Parsing case statements in scala
CASE WHEN col1 <> 0 AND col2 <> 0 THEN 'COL1 & COL2 IS NOT ZERO' ELSE 'COL1 & COL2 IS ZERO'
challenge here is to give all the scenarios where case statement can come for e.g. it can come inside a function. Also case statements/functions etc. can come inside another case statements which has to be handled.

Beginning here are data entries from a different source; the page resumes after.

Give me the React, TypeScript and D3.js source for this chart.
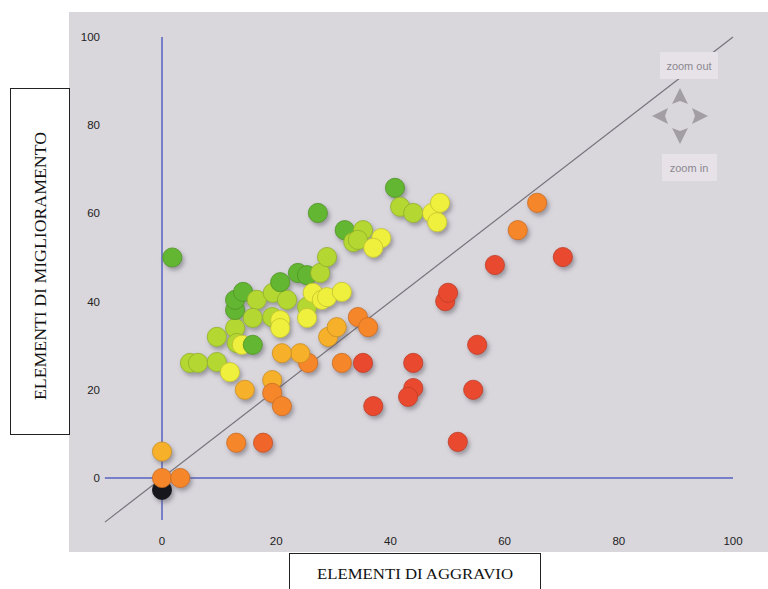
import React from "react";
import * as d3 from "d3";

// values: aggravio (x), miglioramento (y), colour class
const aggravio = [
  0, 1.8, 0, 0, 3.2, 13, 17.7, 14.5, 19.3, 19.3, 21, 37, 35.2, 31.5, 25.6, 24.2, 21,
  29.1, 30.6, 34.3, 36.1, 44, 44, 43.1, 49.6, 50.1, 51.8, 54.5, 55.2, 58.3, 62.3,
  65.7, 70.2,
  4.9, 6.3, 9.6, 11.9, 9.6, 12.8, 13.1, 14, 15.9, 12.8, 12.8, 14.2, 16.6, 15.9, 19.3,
  20.7, 20.7, 19.4, 21.9, 20.7, 23.8, 25.4, 25.4, 26.4, 28, 28.9, 31.5, 25.4, 27.7,
  28.9, 27.3, 32, 33.5, 35.2, 34.3, 38.4, 37, 40.8, 41.7, 44, 47.3, 48.7, 48.2,
];
const miglioramento = [
  -2.7, 50, 6, 0, 0, 8, 8, 20, 22.2, 19.3, 16.3, 16.3, 26.1, 26.1, 26.1, 28.3, 28.3,
  32, 34.2, 36.5, 34.2, 26.1, 20.4, 18.4, 40.1, 42, 8.2, 20, 30.2, 48.3, 56.2,
  62.4, 50.1,
  26.1, 26.1, 26.3, 24, 32, 34, 30.6, 30.2, 30.2, 38.1, 40.4, 42.2, 40.4, 36.3, 36.5,
  35.8, 34, 42, 40.4, 44.4, 46.5, 46, 38.8, 42, 40.4, 41, 42.2, 36.3, 46.5,
  50.1, 60.1, 56.2, 53.5, 56.2, 54, 54.4, 52.2, 65.8, 61.5, 60.1, 60.1, 62.4, 58,
];
const classe = [
  7, 0, 3, 4, 4, 4, 5, 3, 3, 4, 4, 6, 6, 4, 4, 3, 3,
  3, 3, 4, 4, 6, 6, 6, 6, 6, 6, 6, 6, 6, 4,
  4, 6,
  1, 1, 1, 2, 1, 1, 1, 2, 0, 0, 0, 0, 1, 1, 1,
  2, 2, 1, 1, 0, 0, 0, 1, 2, 2, 2, 2, 2, 1,
  1, 0, 0, 1, 1, 1, 2, 2, 0, 1, 1, 2, 2, 2,
];
const palette = ["#63b630", "#b4d733", "#eff03c", "#f7b02b", "#f6862a", "#f0652c", "#e94a2f", "#17171f"];
const ticks = [0, 20, 40, 60, 80, 100];

const points = aggravio.map((v, i) => ({ x: v, y: miglioramento[i], c: classe[i] }));

export default function App() {
  const x = d3.scaleLinear().domain([0, 100]).range([162, 733]);
  const y = d3.scaleLinear().domain([0, 100]).range([478, 37]);
  const cx = 680, cy = 116;
  const arrow = (rot: number) => (
    <path
      key={rot}
      d={`M0,-28 L8,-12 L0,-15 L-8,-12 Z`}
      transform={`translate(${cx},${cy}) rotate(${rot})`}
      fill="#a39ea3"
    />
  );

  return (
    <svg width={768} height={589} style={{ position: "absolute", left: 0, top: 0 }}>
      <defs>
        <filter id="shadow" x="-50%" y="-50%" width="200%" height="200%">
          <feDropShadow dx="2" dy="3" stdDeviation="2" floodColor="#5a5560" floodOpacity="0.5" />
        </filter>
      </defs>
      <rect x={0} y={0} width={768} height={589} fill="#ffffff" />
      <rect x={69} y={12} width={699} height={540} fill="#d9d6dc" />

      {/* axis lines */}
      <line x1={x(-10)} y1={y(-10)} x2={x(100)} y2={y(100)} stroke="#77737a" strokeWidth={1.2} />
      <line x1={x(0)} y1={y(100)} x2={x(0)} y2={y(-9.5)} stroke="#5562c0" strokeWidth={1.5} />
      <line x1={x(-10)} y1={y(0)} x2={x(100)} y2={y(0)} stroke="#5562c0" strokeWidth={1.5} />

      {ticks.map((t) => (
        <text key={"y" + t} x={100} y={y(t)} dy="0.35em" textAnchor="end"
          fontFamily="Liberation Sans, Arial" fontSize={11.5} fill="#222">{t}</text>
      ))}
      {ticks.map((t) => (
        <text key={"x" + t} x={x(t)} y={541} dy="0.35em" textAnchor="middle"
          fontFamily="Liberation Sans, Arial" fontSize={11.5} fill="#222">{t}</text>
      ))}

      <g filter="url(#shadow)">
        {points.map((p, i) => (
          <circle key={i} cx={x(p.x)} cy={y(p.y)} r={9.6} fill={palette[p.c]}
            stroke={d3.color(palette[p.c])!.darker(0.6).toString()} strokeWidth={0.8} />
        ))}
      </g>

      {/* zoom controls */}
      <rect x={660} y={52} width={58} height={27} fill="#e6e2e8" />
      <text x={689} y={66} dy="0.35em" textAnchor="middle" fontFamily="Liberation Sans, Arial"
        fontSize={11} fill="#8c8890">zoom out</text>
      {[0, 90, 180, 270].map(arrow)}
      <rect x={662} y={154} width={55} height={27} fill="#e6e2e8" />
      <text x={689} y={168} dy="0.35em" textAnchor="middle" fontFamily="Liberation Sans, Arial"
        fontSize={11} fill="#8c8890">zoom in</text>

      {/* axis title boxes */}
      <rect x={10.5} y={88.5} width={59} height={346} fill="#fff" stroke="#222" strokeWidth={1} />
      <text transform="translate(46,266) rotate(-90)" textAnchor="middle" textLength={268}
        lengthAdjust="spacingAndGlyphs"
        fontFamily="Liberation Serif, Times New Roman" fontSize={16} fill="#111">ELEMENTI DI MIGLIORAMENTO</text>
      <rect x={289.5} y={553.5} width={251} height={42} fill="#fff" stroke="#222" strokeWidth={1} />
      <text x={415} y={579} textAnchor="middle" textLength={196} lengthAdjust="spacingAndGlyphs"
        fontFamily="Liberation Serif, Times New Roman" fontSize={15} fill="#111">ELEMENTI DI AGGRAVIO</text>
    </svg>
  );
}
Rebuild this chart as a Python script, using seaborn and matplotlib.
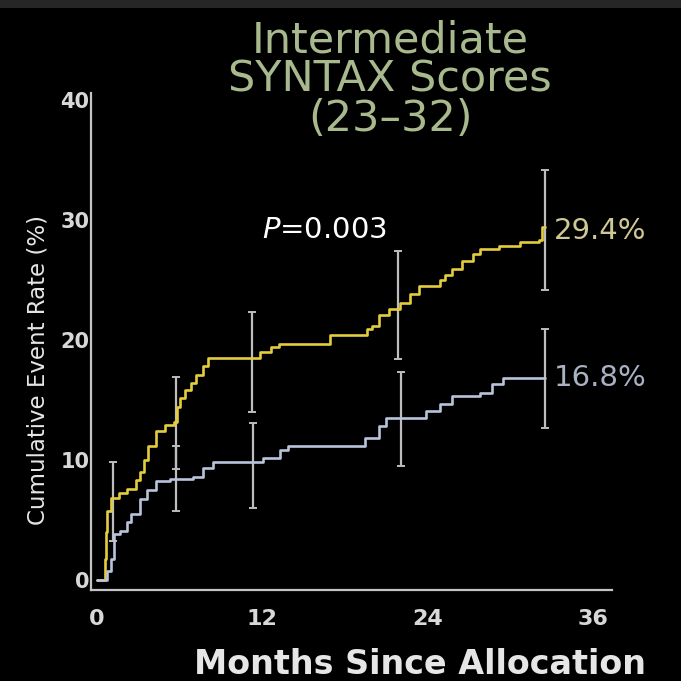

This problem can be solved with scala parser combinator
first define the classes needed to map experssions
sealed trait Exp {
def asStr: String
override def toString: String = asStr
}
case class OperationExp(a: Exp, op: String, b: Exp, c: Option[String]) extends Exp { override def asStr = s"$a $op $b ${c.getOrElse("")}" }
case class CaseConditions(conditionValue: List[(String, String)] , elseValue: String, asAlias: Option[Exp]) extends Exp {
override def asStr = "CASE " + conditionValue.map(c => s"WHEN ${c._1} THEN ${c._2}").mkString(" ") + s" ELSE ${elseValue} END ${asAlias.getOrElse("")}"
}
now the solution
case class OperationExp(a: Exp, op: String, b: Exp, c: Option[String]) extends Exp { override def asStr = s"$a $op $b ${c.getOrElse("")}" }
case class CaseConditions(conditionValue: List[(String, String)] , elseValue: String, asAlias: Option[Exp]) extends Exp {
override def asStr = "CASE " + conditionValue.map(c => s"WHEN ${c._1} THEN ${c._2}").mkString(" ") + s" ELSE ${elseValue} END ${asAlias.getOrElse("")}"
}
val identifiers: Parser[String] = "[a-zA-Z0-9_~\\|,'\\-\\+:.()]+".r
val operatorTokens: Parser[String] = "[<>=!]+".r | ("IS NOT" | "IN" | "IS")
val conditionJoiner: Parser[String] = ( "AND" | "OR" )
val excludeKeywords = List("CASE","WHEN", "THEN", "ELSE", "END")
val identifierWithoutCaseKw: Parser[Exp] = Parser(input =>
identifiers(input).filterWithError(
!excludeKeywords.contains(_),
reservedWord => s"$reservedWord encountered",
input
)
) ^^ StrExp
val anyStrExp: Parser[Exp] = "[^()]*".r ^^ StrExp
val funcIdentifier: Parser[Exp] = name ~ ("(" ~> (caseConditionExpresionParser | funcIdentifier | anyStrExp) <~ ")") ^^ {case func ~ param => FunCallExp(func, Seq(param))}
val identifierOrFunctions = funcIdentifier | identifierWithoutCaseKw
val conditionParser: Parser[String] =
identifierOrFunctions ~ operatorTokens ~ identifierOrFunctions ~ opt(conditionJoiner) ^^ {
case a ~ op ~ b ~ c => s"$a $op $b ${c.getOrElse("")}"
}
def caseConditionExpresionParser: Parser[CaseConditions] = "CASE" ~ rep1("WHEN" ~ rep(conditionParser) ~ "THEN" ~ rep(identifierWithoutCaseKw)) ~ "ELSE" ~ rep(identifierWithoutCaseKw) ~ "END" ~ opt("AS" ~> identifierWithoutCaseKw)^^ {
case "CASE" ~ conditionValuePair ~ "ELSE" ~ falseValue ~ "END" ~ asName =>
CaseConditions(
conditionValuePair.map(cv => (
cv._1._1._2.mkString(" "),
parsePipes(cv._2.mkString(" ")).isRight match {
case true => parsePipes(cv._2.mkString(" ")).right.get
case _ => cv._2.mkString(" ")
}
)),
parsePipes(falseValue.mkString("")).isRight match {
case true => parsePipes(falseValue.mkString(" ")).right.get
case _ => falseValue.mkString("")
}, asName)
}
//this parser can be used to get the results
val caseExpression = caseConditionExpresionParser | funcIdentifier
def parsePipes(input: String): Either[Seq[ParsingError], String] = {
parse(caseExpression, input) match {
case Success(parsed, _) => Right(parsed.asStr)
case Failure(msg, next) => Left(Seq(ParsingError(s"Failed to parse $pipedStr: $msg, next: ${next.source}.")))
case Error(msg, next) => Left(Seq(ParsingError(s"Error in $pipedStr parse: $msg, next: ${next.source}.")))
}
}